*Source code of charts:*

▽

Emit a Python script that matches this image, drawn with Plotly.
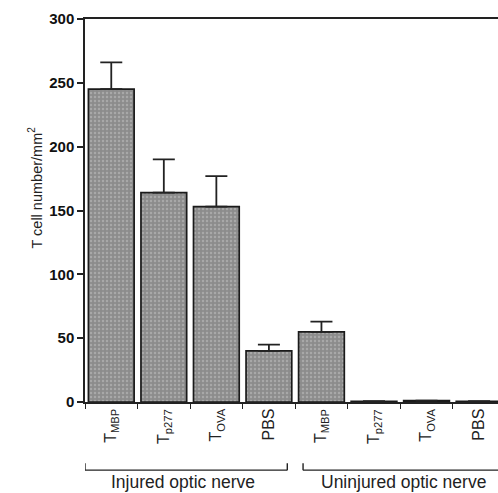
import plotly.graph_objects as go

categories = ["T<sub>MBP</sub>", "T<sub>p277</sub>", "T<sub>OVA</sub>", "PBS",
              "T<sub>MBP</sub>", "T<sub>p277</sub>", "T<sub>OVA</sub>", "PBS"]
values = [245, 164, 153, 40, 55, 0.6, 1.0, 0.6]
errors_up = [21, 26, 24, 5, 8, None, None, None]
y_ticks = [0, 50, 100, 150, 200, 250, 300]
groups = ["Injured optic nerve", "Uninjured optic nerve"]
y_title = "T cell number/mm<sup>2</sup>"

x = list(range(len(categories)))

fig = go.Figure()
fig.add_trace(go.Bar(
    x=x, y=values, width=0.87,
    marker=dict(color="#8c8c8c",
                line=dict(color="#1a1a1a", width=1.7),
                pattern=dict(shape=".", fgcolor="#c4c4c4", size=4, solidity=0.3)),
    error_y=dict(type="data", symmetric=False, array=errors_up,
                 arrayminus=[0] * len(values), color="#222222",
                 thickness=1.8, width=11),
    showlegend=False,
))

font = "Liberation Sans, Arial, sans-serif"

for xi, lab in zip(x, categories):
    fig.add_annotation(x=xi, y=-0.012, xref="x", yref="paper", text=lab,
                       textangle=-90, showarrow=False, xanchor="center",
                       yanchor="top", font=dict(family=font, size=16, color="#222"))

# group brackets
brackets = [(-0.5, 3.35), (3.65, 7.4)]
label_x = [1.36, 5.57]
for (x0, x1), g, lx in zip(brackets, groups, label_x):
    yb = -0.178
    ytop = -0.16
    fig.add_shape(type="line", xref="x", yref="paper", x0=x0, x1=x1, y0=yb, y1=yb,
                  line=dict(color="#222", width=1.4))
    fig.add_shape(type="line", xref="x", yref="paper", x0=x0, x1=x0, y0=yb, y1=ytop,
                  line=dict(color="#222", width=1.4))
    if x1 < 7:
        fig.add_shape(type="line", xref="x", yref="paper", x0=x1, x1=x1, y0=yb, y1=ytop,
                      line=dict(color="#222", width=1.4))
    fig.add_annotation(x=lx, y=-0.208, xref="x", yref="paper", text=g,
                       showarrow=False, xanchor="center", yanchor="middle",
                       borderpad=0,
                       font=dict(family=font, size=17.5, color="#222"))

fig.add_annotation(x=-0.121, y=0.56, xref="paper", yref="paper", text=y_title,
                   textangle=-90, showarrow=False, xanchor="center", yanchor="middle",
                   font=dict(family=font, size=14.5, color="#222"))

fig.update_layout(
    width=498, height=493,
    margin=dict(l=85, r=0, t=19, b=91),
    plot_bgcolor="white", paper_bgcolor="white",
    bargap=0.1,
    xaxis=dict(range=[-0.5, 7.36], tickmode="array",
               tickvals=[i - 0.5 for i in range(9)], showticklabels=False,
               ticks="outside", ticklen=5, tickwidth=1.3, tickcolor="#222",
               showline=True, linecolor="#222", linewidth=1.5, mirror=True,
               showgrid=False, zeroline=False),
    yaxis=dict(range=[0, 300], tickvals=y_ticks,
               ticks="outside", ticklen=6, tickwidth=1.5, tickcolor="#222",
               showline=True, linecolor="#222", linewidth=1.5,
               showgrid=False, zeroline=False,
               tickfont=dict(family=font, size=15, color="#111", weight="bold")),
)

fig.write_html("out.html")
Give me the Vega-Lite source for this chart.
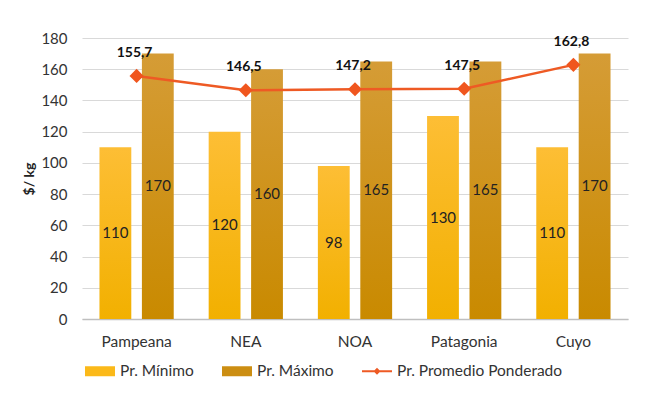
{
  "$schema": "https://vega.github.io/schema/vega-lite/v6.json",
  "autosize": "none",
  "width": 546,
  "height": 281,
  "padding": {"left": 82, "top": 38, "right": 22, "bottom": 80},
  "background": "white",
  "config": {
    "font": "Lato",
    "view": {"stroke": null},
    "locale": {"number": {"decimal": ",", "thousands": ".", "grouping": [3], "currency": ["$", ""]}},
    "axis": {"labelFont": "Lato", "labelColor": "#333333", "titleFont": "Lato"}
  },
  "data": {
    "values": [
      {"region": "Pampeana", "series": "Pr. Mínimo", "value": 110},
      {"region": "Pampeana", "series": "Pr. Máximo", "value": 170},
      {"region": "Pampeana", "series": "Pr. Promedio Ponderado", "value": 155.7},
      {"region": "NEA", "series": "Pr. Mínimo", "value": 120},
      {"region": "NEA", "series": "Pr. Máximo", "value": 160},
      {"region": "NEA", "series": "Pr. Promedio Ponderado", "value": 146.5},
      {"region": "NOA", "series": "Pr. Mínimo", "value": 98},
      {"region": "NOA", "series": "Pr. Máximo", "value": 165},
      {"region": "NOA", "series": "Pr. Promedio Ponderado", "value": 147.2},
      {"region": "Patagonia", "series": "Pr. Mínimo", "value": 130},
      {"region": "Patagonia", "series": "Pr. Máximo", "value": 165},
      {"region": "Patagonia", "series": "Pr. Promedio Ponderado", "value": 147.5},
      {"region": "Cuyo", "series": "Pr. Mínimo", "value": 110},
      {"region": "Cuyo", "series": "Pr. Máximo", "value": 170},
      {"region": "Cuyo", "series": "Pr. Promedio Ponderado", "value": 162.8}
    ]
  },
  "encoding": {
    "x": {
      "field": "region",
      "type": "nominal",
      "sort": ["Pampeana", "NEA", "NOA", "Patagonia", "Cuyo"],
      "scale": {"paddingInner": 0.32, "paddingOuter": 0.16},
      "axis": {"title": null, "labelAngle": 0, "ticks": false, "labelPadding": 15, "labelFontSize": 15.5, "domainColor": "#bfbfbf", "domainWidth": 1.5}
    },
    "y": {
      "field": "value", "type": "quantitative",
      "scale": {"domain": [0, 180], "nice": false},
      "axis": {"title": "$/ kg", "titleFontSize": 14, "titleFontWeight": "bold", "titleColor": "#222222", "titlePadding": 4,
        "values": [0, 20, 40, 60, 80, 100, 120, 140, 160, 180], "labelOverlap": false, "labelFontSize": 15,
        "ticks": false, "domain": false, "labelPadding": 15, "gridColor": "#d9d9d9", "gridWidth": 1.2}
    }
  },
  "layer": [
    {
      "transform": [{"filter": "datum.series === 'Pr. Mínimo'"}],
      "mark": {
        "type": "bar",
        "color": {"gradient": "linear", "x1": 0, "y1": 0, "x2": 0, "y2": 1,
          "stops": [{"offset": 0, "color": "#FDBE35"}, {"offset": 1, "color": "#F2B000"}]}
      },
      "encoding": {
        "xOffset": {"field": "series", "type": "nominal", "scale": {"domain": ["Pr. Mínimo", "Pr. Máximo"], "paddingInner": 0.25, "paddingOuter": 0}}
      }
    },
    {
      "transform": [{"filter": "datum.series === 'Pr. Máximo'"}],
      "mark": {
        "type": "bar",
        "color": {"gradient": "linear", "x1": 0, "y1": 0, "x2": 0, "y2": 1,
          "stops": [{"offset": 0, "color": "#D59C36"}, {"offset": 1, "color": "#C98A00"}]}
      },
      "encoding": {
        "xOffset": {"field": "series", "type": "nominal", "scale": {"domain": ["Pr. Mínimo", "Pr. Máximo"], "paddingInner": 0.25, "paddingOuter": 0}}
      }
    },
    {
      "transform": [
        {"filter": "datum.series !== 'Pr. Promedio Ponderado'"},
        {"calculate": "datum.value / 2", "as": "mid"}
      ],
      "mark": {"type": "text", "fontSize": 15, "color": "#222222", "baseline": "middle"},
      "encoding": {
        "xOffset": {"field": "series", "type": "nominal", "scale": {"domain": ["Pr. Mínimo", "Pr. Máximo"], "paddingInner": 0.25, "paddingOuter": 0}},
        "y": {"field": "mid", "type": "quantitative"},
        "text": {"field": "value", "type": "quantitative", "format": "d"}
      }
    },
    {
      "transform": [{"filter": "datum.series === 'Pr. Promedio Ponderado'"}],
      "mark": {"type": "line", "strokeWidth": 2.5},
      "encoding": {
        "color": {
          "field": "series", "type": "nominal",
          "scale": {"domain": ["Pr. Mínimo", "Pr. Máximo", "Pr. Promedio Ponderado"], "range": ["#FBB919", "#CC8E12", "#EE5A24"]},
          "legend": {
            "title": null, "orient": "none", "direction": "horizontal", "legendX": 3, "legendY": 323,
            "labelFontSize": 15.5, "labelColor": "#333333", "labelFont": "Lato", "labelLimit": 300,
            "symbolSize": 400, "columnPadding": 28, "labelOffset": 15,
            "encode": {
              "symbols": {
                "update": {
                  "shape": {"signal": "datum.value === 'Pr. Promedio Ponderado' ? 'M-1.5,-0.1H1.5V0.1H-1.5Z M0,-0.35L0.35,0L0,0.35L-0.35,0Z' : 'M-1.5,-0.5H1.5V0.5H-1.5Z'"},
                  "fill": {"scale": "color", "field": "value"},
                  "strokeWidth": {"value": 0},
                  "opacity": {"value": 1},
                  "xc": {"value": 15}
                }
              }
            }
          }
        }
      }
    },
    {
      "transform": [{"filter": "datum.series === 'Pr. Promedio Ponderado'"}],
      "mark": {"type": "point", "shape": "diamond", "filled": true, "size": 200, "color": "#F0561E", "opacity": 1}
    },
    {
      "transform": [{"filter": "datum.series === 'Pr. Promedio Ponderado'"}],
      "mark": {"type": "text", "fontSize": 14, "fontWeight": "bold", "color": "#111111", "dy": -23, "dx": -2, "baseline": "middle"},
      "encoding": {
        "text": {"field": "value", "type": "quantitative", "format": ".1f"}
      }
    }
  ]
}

△
▽

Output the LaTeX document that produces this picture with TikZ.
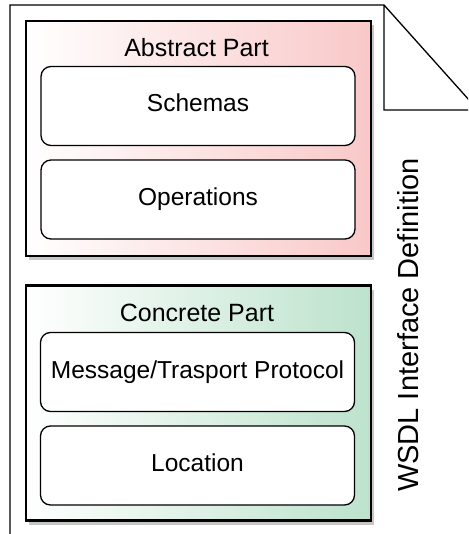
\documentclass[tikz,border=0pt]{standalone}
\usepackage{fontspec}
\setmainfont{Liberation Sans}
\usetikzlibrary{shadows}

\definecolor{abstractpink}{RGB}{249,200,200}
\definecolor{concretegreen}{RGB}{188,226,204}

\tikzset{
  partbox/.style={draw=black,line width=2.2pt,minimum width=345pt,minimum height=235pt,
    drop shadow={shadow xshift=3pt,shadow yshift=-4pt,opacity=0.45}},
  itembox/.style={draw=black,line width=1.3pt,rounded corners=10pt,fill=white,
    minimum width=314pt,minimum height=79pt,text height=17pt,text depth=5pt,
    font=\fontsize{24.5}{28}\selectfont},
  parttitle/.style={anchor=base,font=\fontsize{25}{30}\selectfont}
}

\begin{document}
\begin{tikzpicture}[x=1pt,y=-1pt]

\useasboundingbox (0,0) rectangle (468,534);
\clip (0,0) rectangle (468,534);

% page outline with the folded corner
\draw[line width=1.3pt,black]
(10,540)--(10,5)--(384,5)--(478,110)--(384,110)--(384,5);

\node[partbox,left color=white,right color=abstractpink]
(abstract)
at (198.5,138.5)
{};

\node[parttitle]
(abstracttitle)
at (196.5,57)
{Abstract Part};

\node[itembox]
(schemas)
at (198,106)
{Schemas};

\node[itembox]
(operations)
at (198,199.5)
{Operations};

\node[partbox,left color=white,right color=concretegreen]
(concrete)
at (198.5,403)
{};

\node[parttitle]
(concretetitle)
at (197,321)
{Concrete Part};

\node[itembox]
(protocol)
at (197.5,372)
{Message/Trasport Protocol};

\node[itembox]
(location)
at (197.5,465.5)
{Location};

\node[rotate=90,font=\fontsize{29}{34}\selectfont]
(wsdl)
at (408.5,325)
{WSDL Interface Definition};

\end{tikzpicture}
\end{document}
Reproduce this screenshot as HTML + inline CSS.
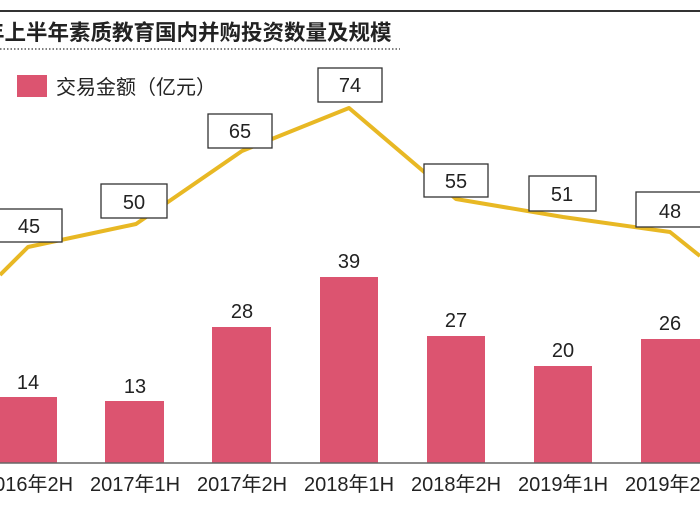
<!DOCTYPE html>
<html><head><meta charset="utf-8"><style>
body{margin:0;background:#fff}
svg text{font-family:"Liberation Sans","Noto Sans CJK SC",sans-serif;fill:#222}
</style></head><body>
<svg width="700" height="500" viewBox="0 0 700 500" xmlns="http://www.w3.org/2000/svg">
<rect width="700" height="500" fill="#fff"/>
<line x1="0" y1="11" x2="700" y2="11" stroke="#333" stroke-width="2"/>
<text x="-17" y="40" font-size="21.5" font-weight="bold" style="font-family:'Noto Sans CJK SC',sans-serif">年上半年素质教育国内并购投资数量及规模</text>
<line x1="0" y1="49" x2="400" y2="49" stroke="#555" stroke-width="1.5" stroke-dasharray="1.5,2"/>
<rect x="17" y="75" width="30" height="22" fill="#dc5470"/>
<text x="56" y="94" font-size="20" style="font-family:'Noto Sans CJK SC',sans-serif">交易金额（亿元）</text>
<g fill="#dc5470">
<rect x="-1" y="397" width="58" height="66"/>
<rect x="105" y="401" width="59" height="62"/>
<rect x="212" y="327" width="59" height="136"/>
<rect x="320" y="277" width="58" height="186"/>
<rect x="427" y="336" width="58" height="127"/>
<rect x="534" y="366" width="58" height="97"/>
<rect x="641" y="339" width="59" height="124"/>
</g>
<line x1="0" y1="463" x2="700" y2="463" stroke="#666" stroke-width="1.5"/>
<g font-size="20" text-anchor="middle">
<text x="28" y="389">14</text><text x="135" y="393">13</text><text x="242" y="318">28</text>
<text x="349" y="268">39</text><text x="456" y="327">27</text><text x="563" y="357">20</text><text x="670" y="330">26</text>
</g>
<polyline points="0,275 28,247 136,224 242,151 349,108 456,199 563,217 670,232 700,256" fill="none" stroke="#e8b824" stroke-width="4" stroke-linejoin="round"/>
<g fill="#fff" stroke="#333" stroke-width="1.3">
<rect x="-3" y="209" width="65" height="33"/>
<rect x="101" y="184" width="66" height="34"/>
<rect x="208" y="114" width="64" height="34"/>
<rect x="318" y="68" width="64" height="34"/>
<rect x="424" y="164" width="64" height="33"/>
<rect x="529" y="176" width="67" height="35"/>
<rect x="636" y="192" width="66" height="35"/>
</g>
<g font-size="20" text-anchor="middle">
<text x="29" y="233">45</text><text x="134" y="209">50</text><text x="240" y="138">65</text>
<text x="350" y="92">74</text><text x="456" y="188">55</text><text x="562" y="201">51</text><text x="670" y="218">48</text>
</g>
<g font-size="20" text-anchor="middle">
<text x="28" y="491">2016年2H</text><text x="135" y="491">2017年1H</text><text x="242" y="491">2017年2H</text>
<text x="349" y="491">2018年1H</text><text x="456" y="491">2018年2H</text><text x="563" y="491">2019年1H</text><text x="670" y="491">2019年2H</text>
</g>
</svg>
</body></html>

△
▽

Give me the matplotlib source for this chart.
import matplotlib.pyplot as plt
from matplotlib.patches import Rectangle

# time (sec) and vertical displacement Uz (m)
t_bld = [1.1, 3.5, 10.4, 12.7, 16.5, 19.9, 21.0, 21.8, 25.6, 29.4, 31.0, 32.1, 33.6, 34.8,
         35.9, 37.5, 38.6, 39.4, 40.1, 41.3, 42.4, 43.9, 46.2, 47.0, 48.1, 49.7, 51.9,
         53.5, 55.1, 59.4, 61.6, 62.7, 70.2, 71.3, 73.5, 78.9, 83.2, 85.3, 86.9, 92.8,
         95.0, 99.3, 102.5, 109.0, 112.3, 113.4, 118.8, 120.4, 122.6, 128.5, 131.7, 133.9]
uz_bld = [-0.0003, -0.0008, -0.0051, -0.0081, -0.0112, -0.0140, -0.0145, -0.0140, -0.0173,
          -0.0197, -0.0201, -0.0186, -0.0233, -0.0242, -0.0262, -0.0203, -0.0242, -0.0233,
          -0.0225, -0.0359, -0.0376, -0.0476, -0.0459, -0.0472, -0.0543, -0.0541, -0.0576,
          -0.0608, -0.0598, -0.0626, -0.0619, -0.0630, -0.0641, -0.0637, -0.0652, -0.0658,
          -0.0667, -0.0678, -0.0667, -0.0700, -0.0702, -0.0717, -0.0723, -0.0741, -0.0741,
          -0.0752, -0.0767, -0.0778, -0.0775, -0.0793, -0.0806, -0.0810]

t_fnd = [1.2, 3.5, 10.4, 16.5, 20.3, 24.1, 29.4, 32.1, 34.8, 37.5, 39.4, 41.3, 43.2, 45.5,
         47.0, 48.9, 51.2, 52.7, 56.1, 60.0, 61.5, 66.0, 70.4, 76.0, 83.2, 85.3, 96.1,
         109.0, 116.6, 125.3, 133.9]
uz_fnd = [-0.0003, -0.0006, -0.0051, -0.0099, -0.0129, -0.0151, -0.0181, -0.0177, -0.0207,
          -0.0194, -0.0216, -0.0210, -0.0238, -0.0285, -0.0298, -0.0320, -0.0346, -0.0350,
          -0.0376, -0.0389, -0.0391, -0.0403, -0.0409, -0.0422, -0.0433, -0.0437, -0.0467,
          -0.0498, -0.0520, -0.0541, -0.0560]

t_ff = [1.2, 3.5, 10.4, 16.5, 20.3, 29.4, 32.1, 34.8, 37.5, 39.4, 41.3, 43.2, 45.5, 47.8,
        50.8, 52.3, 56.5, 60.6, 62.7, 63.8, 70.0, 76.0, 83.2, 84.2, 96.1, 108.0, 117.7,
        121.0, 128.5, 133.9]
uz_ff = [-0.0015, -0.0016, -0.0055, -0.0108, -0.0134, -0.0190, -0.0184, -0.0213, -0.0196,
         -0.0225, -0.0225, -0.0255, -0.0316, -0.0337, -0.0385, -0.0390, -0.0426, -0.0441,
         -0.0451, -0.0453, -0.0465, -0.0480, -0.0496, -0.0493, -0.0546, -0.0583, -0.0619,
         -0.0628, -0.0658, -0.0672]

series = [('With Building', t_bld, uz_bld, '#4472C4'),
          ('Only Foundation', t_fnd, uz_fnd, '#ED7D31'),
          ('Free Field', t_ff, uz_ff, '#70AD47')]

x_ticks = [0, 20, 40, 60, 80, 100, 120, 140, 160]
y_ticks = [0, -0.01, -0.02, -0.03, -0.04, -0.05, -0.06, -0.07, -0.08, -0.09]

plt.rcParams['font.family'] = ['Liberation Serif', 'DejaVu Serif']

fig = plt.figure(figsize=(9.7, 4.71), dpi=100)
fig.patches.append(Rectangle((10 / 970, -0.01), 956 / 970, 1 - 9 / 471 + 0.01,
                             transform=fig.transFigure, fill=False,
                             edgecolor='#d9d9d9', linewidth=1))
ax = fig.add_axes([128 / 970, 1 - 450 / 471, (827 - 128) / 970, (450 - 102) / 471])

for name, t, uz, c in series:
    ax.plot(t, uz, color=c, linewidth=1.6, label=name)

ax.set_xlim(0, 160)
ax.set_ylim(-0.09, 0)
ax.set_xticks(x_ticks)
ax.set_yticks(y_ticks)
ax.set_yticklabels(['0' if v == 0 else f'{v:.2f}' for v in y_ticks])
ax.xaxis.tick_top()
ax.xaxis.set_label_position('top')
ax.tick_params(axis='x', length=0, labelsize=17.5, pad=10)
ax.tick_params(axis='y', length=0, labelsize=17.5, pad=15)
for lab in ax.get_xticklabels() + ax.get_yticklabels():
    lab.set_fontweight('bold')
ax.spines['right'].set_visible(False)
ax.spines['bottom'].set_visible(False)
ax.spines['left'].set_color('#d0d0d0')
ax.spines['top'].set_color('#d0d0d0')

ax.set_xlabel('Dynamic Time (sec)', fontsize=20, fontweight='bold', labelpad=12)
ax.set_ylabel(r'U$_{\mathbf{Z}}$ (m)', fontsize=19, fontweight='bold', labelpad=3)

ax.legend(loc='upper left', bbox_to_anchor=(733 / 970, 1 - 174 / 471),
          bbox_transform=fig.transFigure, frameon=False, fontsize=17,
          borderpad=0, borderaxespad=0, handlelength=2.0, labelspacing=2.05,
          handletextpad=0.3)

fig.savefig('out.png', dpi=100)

△

*REQUIREMENTS:*
Of all the lines above, how many contain the word "this"? Answer with only the number.

*EXERCISE RESULT:*
5